As of 9am on Tuesday, the authorities were aware of 114 trees knocked down acrossthe city, including in Tuen Mun, Sai Kung and Kowloon Tong.

And 218 Hongkongers sought refuge from the wind and rain at government-run shelters.

No injuries, flooding, landslides or power cuts had been reported. But people were urged to report any floods to the Drainage Services Department on 2300 1110.

While high winds persisted, the threat turned to flooding in low-lying areas. Sea levels in parts of the coast were 0.5 metres above normal.

The combination of southwesterly gales pushing water up from the South China Sea into coastal areas of Hong Kong and high tide shortly after 8.30am on Tuesday raised flood warnings.
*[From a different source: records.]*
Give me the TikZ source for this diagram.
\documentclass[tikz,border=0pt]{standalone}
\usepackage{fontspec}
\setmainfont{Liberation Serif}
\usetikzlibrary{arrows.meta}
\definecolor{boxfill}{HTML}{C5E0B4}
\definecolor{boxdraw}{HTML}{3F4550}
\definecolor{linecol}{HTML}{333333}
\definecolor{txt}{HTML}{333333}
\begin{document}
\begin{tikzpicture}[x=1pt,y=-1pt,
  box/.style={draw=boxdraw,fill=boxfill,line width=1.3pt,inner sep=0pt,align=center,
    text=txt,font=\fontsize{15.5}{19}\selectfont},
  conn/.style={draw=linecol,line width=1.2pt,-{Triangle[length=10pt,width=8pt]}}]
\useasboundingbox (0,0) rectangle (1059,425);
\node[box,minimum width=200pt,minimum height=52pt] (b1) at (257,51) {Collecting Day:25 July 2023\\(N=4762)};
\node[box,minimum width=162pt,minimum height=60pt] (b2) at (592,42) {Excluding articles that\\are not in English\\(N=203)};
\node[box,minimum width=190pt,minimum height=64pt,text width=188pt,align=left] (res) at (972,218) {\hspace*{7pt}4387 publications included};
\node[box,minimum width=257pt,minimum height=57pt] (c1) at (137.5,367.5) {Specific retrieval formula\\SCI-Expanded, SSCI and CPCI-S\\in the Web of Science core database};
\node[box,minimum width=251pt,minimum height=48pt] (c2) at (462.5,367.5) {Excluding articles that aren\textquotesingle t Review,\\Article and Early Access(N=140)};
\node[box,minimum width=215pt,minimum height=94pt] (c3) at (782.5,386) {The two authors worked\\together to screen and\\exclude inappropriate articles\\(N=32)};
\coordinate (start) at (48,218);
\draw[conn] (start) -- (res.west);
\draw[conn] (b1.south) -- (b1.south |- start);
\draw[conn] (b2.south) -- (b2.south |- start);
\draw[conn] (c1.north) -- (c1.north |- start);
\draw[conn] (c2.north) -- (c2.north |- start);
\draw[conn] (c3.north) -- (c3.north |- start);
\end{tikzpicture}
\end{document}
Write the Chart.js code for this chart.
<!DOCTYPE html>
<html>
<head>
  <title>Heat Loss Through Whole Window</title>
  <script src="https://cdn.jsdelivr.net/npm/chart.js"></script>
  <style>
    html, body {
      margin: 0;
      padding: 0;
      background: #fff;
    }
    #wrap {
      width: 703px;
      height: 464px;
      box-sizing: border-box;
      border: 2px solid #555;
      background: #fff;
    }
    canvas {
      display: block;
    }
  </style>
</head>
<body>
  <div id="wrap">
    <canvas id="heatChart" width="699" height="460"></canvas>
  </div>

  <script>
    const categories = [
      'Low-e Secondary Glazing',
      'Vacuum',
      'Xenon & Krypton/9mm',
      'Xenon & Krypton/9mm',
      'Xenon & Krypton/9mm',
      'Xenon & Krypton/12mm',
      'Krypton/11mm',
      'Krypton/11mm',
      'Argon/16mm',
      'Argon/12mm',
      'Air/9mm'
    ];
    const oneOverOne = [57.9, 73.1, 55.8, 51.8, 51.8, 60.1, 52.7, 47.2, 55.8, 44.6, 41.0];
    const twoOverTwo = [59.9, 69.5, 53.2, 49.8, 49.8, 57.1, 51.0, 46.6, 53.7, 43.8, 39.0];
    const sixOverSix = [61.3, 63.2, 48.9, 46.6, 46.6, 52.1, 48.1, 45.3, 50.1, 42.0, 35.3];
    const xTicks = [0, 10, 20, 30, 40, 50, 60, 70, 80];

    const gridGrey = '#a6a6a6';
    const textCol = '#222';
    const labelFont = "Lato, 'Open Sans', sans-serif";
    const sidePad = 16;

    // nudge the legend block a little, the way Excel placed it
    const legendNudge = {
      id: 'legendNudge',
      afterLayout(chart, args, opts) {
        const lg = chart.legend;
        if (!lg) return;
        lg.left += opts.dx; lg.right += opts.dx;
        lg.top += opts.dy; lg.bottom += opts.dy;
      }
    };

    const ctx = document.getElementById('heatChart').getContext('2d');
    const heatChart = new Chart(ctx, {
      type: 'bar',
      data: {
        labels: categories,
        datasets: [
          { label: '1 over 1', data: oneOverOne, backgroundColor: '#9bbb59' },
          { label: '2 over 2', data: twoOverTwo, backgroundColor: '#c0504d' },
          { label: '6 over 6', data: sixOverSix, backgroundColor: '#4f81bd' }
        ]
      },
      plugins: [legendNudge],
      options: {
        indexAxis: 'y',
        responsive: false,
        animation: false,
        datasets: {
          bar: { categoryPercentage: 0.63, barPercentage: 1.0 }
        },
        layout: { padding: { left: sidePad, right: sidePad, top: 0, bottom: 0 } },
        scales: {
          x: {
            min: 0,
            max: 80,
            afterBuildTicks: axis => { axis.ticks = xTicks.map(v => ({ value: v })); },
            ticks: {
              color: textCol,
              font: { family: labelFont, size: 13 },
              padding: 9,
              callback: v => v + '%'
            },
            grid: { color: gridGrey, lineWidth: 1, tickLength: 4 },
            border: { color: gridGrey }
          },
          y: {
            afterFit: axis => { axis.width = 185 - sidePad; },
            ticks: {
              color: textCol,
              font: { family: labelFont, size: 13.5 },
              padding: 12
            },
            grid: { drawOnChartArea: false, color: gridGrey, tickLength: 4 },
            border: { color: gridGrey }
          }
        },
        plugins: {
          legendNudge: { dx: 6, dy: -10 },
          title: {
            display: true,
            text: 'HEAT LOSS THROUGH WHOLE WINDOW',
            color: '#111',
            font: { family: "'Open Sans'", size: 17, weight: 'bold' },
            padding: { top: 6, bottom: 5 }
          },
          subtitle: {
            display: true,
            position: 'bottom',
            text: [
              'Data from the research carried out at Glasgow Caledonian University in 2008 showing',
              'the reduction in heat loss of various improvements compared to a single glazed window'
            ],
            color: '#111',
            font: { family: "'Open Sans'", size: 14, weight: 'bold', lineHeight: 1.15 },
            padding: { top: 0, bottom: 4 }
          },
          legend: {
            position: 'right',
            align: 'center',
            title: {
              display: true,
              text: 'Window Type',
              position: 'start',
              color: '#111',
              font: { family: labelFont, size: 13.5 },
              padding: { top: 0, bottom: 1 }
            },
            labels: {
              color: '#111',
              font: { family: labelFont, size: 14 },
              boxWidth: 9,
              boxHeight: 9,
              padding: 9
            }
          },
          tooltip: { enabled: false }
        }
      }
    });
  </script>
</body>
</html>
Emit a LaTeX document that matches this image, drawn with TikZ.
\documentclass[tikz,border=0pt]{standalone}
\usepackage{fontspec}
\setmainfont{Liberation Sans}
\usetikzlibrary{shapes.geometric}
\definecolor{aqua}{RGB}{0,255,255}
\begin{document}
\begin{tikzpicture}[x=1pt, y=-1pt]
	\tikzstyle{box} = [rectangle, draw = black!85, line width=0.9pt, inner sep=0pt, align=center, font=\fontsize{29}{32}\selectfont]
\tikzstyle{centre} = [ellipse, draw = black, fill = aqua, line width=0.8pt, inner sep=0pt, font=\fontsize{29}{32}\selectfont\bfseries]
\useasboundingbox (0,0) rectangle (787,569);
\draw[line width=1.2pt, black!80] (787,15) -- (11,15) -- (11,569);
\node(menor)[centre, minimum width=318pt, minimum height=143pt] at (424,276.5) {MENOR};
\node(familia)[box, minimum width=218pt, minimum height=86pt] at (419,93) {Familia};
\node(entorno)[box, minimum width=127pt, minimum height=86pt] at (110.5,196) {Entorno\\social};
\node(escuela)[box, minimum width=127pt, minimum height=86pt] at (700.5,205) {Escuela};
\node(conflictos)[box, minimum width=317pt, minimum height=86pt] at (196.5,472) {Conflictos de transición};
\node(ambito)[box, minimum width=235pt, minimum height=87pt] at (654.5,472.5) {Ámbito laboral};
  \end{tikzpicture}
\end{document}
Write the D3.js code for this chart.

And heavy rain prompted the Hong Kong Observatory to issue an amber rainstorm warning at 5.20am after more than 60mm fell in many parts of the city, but that was cancelled at 10.45am.

Sandy Song Man-kuen, senior scientific officer at the Observatory, said: “I think all regions may have a risk of flooding due to the heavy rain, not just the high tide and storm surge.”

“If an area is prone to high tide, is a low-lying area, it could be at risk, which is why we remind the public in these areas to take precautions,” she added.

Hong Kong-based storm chaser James Reynolds described Nida as the “biggest threat” to the city since Typhoon Vicente in 2012, which triggered the first No 10 storm signal since 1999.

Nida was expected to move west-northwest towards the Pearl River Estuary at25km/h.

Reynolds, who was observing the storm from the harbourfront in Kennedy Town, said the storm had been tamed somewhat.

“I think the storm lost a lot of energy as it scraped the coast to the east of Hong Kong,” he observed. “The storm was looking pretty strong, and if it passed 50km further south would have hit Hong Kong very hard.”

Young Kennedy Town resident Daniel Lock went with his family to watch the typhoon on Tuesday morning. Daniel’s father, Lock Wai-keung, said he felt “a little bit disappointed” as Nida was not as severe as previous typhoons.

“We wanted to catch the wave as it said that it’s going to hit signal No 10,” he said. “But it has not and we are kind of disappointed.”